The deployment of the UCO on the island became public this Monday, when the search of the house where the former president lives began, which was owned by the lawyer Felipe Fernández Camero. Subsequently, the agents moved to the Cabildo with San Ginés, to go to the Coalición Canaria office in the Corporation.
The proceedings, which are being investigated in the Court of Instruction Number 2 of Arrecife, have been declared secret. What is known so far is that crimes against the Public Administration are being investigated, allegedly committed by Pedro San Ginés during his term of office. Crimes against the Public Administration include everything from prevarication, influence peddling and embezzlement of public funds, to bribery.
As for the specific events being investigated, their scope is unknown at the moment; but the fact that the judge authorized a home search suggests that there is solid evidence to justify a measure of this magnitude.
The last known complaint against San Ginés focused on the payment of nearly one million euros allegedly irregularly to the lawyer Ignacio Calatayud -who is the son-in-law of Felipe Fernández Camero- for the creditors' meeting of Inalsa.

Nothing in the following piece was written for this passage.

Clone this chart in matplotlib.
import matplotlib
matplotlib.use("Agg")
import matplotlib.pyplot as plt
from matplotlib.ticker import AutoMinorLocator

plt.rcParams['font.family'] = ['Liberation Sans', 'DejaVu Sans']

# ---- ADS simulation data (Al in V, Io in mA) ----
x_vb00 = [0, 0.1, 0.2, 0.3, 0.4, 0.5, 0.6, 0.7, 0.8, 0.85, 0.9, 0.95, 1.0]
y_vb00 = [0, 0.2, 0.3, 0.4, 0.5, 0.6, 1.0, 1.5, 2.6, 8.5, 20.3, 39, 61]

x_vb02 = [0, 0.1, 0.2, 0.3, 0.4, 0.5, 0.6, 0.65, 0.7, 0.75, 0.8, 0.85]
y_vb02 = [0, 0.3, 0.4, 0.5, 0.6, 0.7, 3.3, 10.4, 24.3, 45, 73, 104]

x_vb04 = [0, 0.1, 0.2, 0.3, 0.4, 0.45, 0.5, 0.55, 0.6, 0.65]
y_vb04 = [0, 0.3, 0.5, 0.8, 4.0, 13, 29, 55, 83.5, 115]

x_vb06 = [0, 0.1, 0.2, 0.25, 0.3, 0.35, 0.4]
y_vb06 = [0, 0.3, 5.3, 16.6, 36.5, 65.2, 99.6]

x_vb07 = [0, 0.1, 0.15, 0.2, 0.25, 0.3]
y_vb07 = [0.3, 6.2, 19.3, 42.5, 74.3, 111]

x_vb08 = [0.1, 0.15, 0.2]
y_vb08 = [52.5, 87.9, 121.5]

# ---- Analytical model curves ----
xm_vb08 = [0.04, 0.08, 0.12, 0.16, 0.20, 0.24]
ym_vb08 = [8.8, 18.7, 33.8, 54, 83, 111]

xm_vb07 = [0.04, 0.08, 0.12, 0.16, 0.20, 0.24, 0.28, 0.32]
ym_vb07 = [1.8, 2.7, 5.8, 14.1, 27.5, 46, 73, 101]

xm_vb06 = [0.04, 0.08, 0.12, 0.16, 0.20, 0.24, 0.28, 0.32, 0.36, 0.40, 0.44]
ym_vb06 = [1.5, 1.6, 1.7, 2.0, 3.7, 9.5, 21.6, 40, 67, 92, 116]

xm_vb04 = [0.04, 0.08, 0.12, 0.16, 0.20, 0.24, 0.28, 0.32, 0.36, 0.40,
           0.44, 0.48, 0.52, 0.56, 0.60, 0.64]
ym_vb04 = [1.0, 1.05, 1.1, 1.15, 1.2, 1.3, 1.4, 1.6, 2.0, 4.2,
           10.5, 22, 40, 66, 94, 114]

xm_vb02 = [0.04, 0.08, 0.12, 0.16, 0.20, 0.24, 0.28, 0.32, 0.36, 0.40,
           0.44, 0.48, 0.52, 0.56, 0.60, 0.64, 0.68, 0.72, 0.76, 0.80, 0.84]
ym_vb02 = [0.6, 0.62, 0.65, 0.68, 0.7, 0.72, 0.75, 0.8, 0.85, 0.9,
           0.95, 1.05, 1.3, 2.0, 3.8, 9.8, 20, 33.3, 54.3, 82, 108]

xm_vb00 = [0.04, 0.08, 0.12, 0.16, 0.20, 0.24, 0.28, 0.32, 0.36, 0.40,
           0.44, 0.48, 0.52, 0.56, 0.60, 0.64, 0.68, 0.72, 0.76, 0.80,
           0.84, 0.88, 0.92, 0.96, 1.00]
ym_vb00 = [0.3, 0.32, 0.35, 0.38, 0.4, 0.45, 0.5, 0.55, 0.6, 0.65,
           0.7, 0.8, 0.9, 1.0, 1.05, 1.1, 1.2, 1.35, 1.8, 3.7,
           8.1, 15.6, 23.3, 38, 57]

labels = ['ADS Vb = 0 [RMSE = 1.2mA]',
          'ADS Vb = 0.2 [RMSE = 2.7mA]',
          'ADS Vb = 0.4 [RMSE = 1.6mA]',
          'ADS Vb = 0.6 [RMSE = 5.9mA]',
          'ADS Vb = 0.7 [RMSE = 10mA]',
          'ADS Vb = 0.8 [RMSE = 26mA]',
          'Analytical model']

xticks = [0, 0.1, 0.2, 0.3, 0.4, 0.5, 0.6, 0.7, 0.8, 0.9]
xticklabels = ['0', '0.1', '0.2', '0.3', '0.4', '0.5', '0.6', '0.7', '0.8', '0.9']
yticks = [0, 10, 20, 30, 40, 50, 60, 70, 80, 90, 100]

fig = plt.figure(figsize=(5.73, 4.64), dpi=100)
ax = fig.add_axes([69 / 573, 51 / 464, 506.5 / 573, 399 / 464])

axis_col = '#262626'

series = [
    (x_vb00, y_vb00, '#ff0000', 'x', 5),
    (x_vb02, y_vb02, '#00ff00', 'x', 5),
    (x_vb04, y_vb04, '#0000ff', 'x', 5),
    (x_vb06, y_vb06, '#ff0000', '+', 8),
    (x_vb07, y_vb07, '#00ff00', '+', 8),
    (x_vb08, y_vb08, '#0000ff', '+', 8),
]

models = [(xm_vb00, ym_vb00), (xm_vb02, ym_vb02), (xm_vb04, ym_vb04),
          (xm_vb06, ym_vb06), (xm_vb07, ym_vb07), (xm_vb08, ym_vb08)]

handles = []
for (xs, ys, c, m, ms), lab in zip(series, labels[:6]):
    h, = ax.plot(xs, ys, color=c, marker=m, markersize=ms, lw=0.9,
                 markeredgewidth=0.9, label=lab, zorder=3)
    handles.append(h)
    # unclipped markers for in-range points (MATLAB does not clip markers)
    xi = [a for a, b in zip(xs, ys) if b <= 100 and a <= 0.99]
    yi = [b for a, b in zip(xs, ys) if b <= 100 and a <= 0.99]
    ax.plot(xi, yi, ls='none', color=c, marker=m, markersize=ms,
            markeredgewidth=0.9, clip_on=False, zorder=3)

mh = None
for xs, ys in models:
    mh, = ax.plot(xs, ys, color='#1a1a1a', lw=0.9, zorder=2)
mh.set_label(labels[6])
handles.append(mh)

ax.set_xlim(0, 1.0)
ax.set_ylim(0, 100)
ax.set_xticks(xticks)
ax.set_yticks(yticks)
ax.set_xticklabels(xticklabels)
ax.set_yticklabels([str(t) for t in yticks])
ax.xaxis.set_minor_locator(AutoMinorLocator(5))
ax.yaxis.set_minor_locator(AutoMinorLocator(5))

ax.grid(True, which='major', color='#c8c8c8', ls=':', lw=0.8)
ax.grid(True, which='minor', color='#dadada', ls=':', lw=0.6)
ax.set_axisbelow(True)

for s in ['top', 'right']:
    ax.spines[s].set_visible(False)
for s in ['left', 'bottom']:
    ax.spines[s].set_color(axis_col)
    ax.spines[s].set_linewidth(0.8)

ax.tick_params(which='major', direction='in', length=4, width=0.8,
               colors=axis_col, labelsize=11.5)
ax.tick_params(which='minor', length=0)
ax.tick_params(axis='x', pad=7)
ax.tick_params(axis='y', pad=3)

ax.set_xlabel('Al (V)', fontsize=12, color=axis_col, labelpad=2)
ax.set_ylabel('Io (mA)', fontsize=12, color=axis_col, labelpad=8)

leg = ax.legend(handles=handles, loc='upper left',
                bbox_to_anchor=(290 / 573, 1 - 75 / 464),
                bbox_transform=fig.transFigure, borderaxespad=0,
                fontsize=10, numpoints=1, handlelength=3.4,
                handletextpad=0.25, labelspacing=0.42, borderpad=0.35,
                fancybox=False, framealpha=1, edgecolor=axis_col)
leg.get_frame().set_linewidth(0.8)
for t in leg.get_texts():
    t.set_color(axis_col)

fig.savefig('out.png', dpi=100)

This lawyer was also the one who "advised" Pedro San Ginés in the illegal seizure of the Montaña Roja desalination plant, for which the former president will be in the dock next May.
In addition, Calatayud also intervened in the award of the water cycle to Canal Gestión under the mandate of San Ginés. Subsequently, this lawyer received important payments from that company, for which he worked while advising San Ginés on the seizure of the desalination plant, from which Canal benefited. And the seized plant was handed over to Canal, until the Justice annulled that decree.